Go through the process and see what happens. Don't take offense at the first opportunity, take a deep breath and get on with it, you won't know where it will lead.
It may not be the most sophisticated interview technique but it may be all they have at their disposal or they may have had success with it in the past.
The other approach, if you're up for it, would be to question them about it in the interview. Ask them if the interview is purposefully late to start, abrasive, unsmiling or whatever the 'tactic' employed is. Put them on the back foot, with a smile on your face. They might be pleasantly surprised by the different approach.

Ultimately there's no need to take it personally, it's just a process. You may desperately need a job, as some of the other comments suggest, but put your game face on and deal with the challenge. You might be surprised by what comes of it.
I guess the methodology here should be to work as partners with potential employees, not adversaries. Isn't our goal to provide the best workforce to help grow our company. Flip that on its head and if you're in a tough interview, make it clear that your ultimate goal is to be an asset to the company and starting with a grueling, attacking interview isn't the way to start a longterm relationship with someone who might bring even more success to your company. Maybe it's common sense, but the interview process should be a meeting where both parties can accentuate their best traits while learning about the other person. Going deep to make people uncomfortable or stressed beyond normal is just bad business.

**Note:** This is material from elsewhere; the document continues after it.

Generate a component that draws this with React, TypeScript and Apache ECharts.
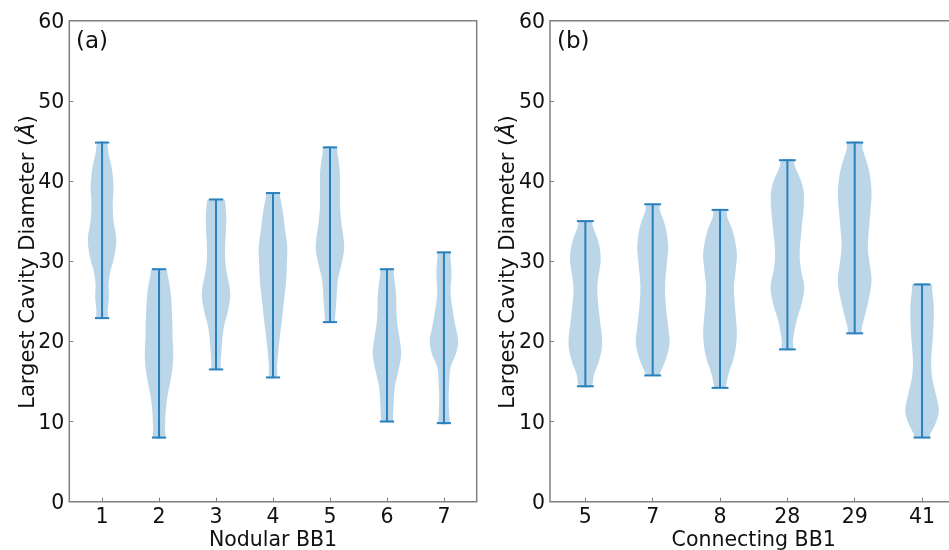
import React, { useEffect, useRef } from "react";
import * as echarts from "echarts";

// Category (tick) labels
const catsA = ["1", "2", "3", "4", "5", "6", "7"];
const catsB = ["5", "7", "8", "28", "29", "41"];

// Violin profiles: [value (Å), relative half-width 0..1], bottom (min) to top (max)
const violinA1 = [[22.9, 0.35], [23.9, 0.4], [25.5, 0.48], [27.2, 0.46], [28.9, 0.6], [30.1, 0.8], [32.6, 1.0], [35.1, 0.8], [37.2, 0.75], [39.3, 0.8], [41.4, 0.7], [43.5, 0.45], [44.8, 0.3]];
const violinA2 = [[8.0, 0.38], [9.3, 0.42], [11.0, 0.46], [13.0, 0.58], [15.1, 0.8], [16.8, 0.95], [18.5, 1.0], [20.5, 0.95], [22.6, 0.93], [26.0, 0.82], [28.5, 0.58], [29.0, 0.5]];
const violinA3 = [[16.5, 0.3], [17.2, 0.32], [19.3, 0.4], [21.8, 0.55], [23.5, 0.8], [26.0, 1.0], [28.9, 0.72], [31.0, 0.63], [35.1, 0.72], [37.2, 0.65], [37.7, 0.55]];
const violinA4 = [[15.5, 0.25], [16.8, 0.28], [19.3, 0.4], [22.6, 0.62], [26.0, 0.83], [27.6, 0.92], [30.1, 0.98], [31.8, 1.0], [33.9, 0.85], [36.0, 0.7], [38.0, 0.5], [38.5, 0.42]];
const violinA5 = [[22.4, 0.33], [23.0, 0.36], [25.1, 0.45], [27.6, 0.55], [29.7, 0.82], [31.8, 1.0], [35.1, 0.78], [37.2, 0.7], [39.3, 0.7], [41.4, 0.68], [43.5, 0.52], [44.2, 0.45]];
const violinA6 = [[10.0, 0.4], [10.5, 0.42], [12.2, 0.47], [14.3, 0.55], [16.4, 0.81], [18.5, 1.0], [20.5, 0.87], [22.6, 0.7], [26.0, 0.63], [28.4, 0.47], [29.0, 0.42]];
const violinA7 = [[9.8, 0.36], [11.0, 0.36], [13.0, 0.33], [15.1, 0.38], [16.8, 0.47], [18.5, 0.85], [20.1, 1.0], [21.8, 0.82], [23.5, 0.65], [26.0, 0.47], [28.5, 0.53], [30.6, 0.45], [31.1, 0.42]];

const violinB1 = [[14.4, 0.35], [15.9, 0.52], [17.6, 0.82], [19.7, 1.0], [22.6, 0.87], [26.0, 0.71], [27.6, 0.74], [30.1, 0.91], [32.2, 0.8], [34.3, 0.45], [35.0, 0.35]];
const violinB2 = [[15.75, 0.38], [16.1, 0.45], [17.6, 0.76], [19.7, 1.0], [21.8, 0.92], [24.3, 0.79], [26.8, 0.73], [29.7, 0.84], [31.8, 0.92], [34.3, 0.76], [36.4, 0.42], [37.1, 0.35]];
const violinB3 = [[14.2, 0.33], [14.5, 0.36], [15.9, 0.5], [18.4, 0.87], [21.0, 1.0], [24.3, 0.89], [26.8, 0.83], [28.9, 0.93], [31.0, 1.0], [33.5, 0.79], [35.5, 0.43], [36.4, 0.35]];
const violinB4 = [[19.0, 0.3], [20.1, 0.33], [22.6, 0.55], [24.8, 0.86], [26.8, 1.0], [28.9, 0.81], [31.0, 0.73], [34.3, 0.86], [37.2, 0.98], [39.3, 0.92], [41.8, 0.45], [42.6, 0.35]];
const violinB5 = [[21.0, 0.35], [21.8, 0.43], [23.5, 0.64], [25.5, 0.86], [27.6, 1.0], [29.7, 0.89], [31.8, 0.78], [35.1, 0.89], [38.5, 1.0], [41.4, 0.84], [43.9, 0.48], [44.8, 0.4]];
const violinB6 = [[8.0, 0.42], [8.4, 0.48], [9.7, 0.79], [11.3, 1.0], [13.4, 0.82], [15.5, 0.6], [17.6, 0.54], [20.5, 0.64], [24.1, 0.7], [26.4, 0.6], [27.1, 0.55]];

const profilesA = [violinA1, violinA2, violinA3, violinA4, violinA5, violinA6, violinA7];
const profilesB = [violinB1, violinB2, violinB3, violinB4, violinB5, violinB6];

const yTicks = [0, 10, 20, 30, 40, 50, 60];

const FONT = "DejaVu Sans";
const TXT = "#111";
const BLUE = "#2a80bd";
const FILL = "rgba(31,119,180,0.3)";
const SPINE = "#808080";
const HALF = 0.25; // half violin width in axis units
const CAP = 0.125;
const FS = 20.5;

function makeRender(profiles: number[][][]) {
  return (params: any, api: any) => {
    const pos = api.value(0);
    const idx = api.value(1);
    const prof = profiles[idx];
    const right = prof.map(([v, w]) => api.coord([pos + w * HALF, v]));
    const left = prof
      .slice()
      .reverse()
      .map(([v, w]) => api.coord([pos - w * HALF, v]));
    const pts = right.concat(left);
    const lo = prof[0][0];
    const hi = prof[prof.length - 1][0];
    const top = api.coord([pos, hi]);
    const bot = api.coord([pos, lo]);
    const tl = api.coord([pos - CAP, hi]);
    const tr = api.coord([pos + CAP, hi]);
    const bl = api.coord([pos - CAP, lo]);
    const br = api.coord([pos + CAP, lo]);
    const ls = { stroke: BLUE, lineWidth: 2 };
    return {
      type: "group",
      children: [
        { type: "polygon", shape: { points: pts, smooth: 0.35 }, style: { fill: FILL, stroke: null } },
        { type: "line", shape: { x1: top[0], y1: top[1], x2: bot[0], y2: bot[1] }, style: ls },
        { type: "line", shape: { x1: tl[0], y1: tl[1], x2: tr[0], y2: tr[1] }, style: ls },
        { type: "line", shape: { x1: bl[0], y1: bl[1], x2: br[0], y2: br[1] }, style: ls },
      ],
    };
  };
}

function xAxisFor(cats: string[], gridIndex: number, min: number, max: number, name: string) {
  const vals = cats.map((_, i) => i + 1);
  return {
    type: "value",
    gridIndex,
    min,
    max,
    name,
    nameLocation: "middle",
    nameGap: 37,
    nameMoveOverlap: false,
    nameTextStyle: { fontFamily: FONT, fontSize: FS, color: TXT, verticalAlign: "middle" },
    axisLine: { show: false },
    splitLine: { show: false },
    axisTick: { show: true, inside: true, length: 4, lineStyle: { color: SPINE, width: 1 }, customValues: vals },
    axisLabel: {
      show: true,
      margin: 4,
      customValues: vals,
      fontFamily: FONT,
      fontSize: FS,
      color: TXT,
      formatter: (v: number) => cats[Math.round(v) - 1] ?? "",
    },
  };
}

function yAxisFor(gridIndex: number) {
  return {
    type: "value",
    gridIndex,
    min: 0,
    max: 60,
    interval: 10,
    axisLine: { show: false },
    splitLine: { show: false },
    axisTick: { show: true, inside: true, length: 4, lineStyle: { color: SPINE, width: 1 } },
    axisLabel: {
      margin: 5,
      fontFamily: FONT,
      fontSize: FS,
      color: TXT,
      formatter: (v: number) => (yTicks.includes(v) ? String(v) : ""),
    },
  };
}

export default function App() {
  const ref = useRef<HTMLDivElement>(null);
  useEffect(() => {
    document.body.style.margin = "0";
    const chart = echarts.init(ref.current!, null, { renderer: "svg" });
    const ytitle = (x: number) => ({
      type: "text",
      x,
      y: 262,
      rotation: Math.PI / 2,
      style: {
        text: "Largest Cavity Diameter ({i|Å})",
        fontFamily: FONT,
        fontSize: 21,
        fill: TXT,
        align: "center",
        verticalAlign: "middle",
        rich: { i: { fontFamily: FONT, fontSize: 21, fontStyle: "italic", fill: TXT } },
      },
    });
    const gridBase = {
      top: 20.7,
      width: 407.4,
      height: 481,
      show: true,
      borderColor: SPINE,
      borderWidth: 1.5,
      backgroundColor: "transparent",
      containLabel: false,
      outerBoundsMode: "none",
    };
    chart.setOption({
      animation: false,
      grid: [
        { ...gridBase, left: 69.3 },
        { ...gridBase, left: 550 },
      ],
      xAxis: [
        xAxisFor(catsA, 0, 0.425, 7.575, "Nodular BB1"),
        xAxisFor(catsB, 1, 0.475, 6.525, "Connecting BB1"),
      ],
      yAxis: [yAxisFor(0), yAxisFor(1)],
      series: [
        {
          type: "custom",
          xAxisIndex: 0,
          yAxisIndex: 0,
          renderItem: makeRender(profilesA),
          data: catsA.map((_, i) => [i + 1, i]),
          encode: { x: 0, y: -1 },
        },
        {
          type: "custom",
          xAxisIndex: 1,
          yAxisIndex: 1,
          renderItem: makeRender(profilesB),
          data: catsB.map((_, i) => [i + 1, i]),
          encode: { x: 0, y: -1 },
        },
      ],
      graphic: [
        { type: "text", x: 76, y: 40, style: { text: "(a)", fontFamily: FONT, fontSize: 23, fill: TXT, verticalAlign: "middle" } },
        { type: "text", x: 557, y: 40, style: { text: "(b)", fontFamily: FONT, fontSize: 23, fill: TXT, verticalAlign: "middle" } },
        ytitle(27),
        ytitle(507),
      ],
    });
    return () => chart.dispose();
  }, []);
  return <div ref={ref} style={{ position: "fixed", left: 0, top: 0, width: 949, height: 550 }} />;
}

All the tips in the article are good, and the context is given. If a job does require to handle stressful situations the employer has the full right to test the abilities of the candidate. I suppose they may give a heads up in the invitation to the interview, or maybe they want to make it more real.

As someone who's been at the both sides of the table I wanna add: I need to see the real person, see how they behave at work on a daily basis. So if I see that the candidate is playing a role, I do simulate work situations to get to see "real them". For example - in testing: "I'm a stubborn developer. Convince me that this bug report is valid'.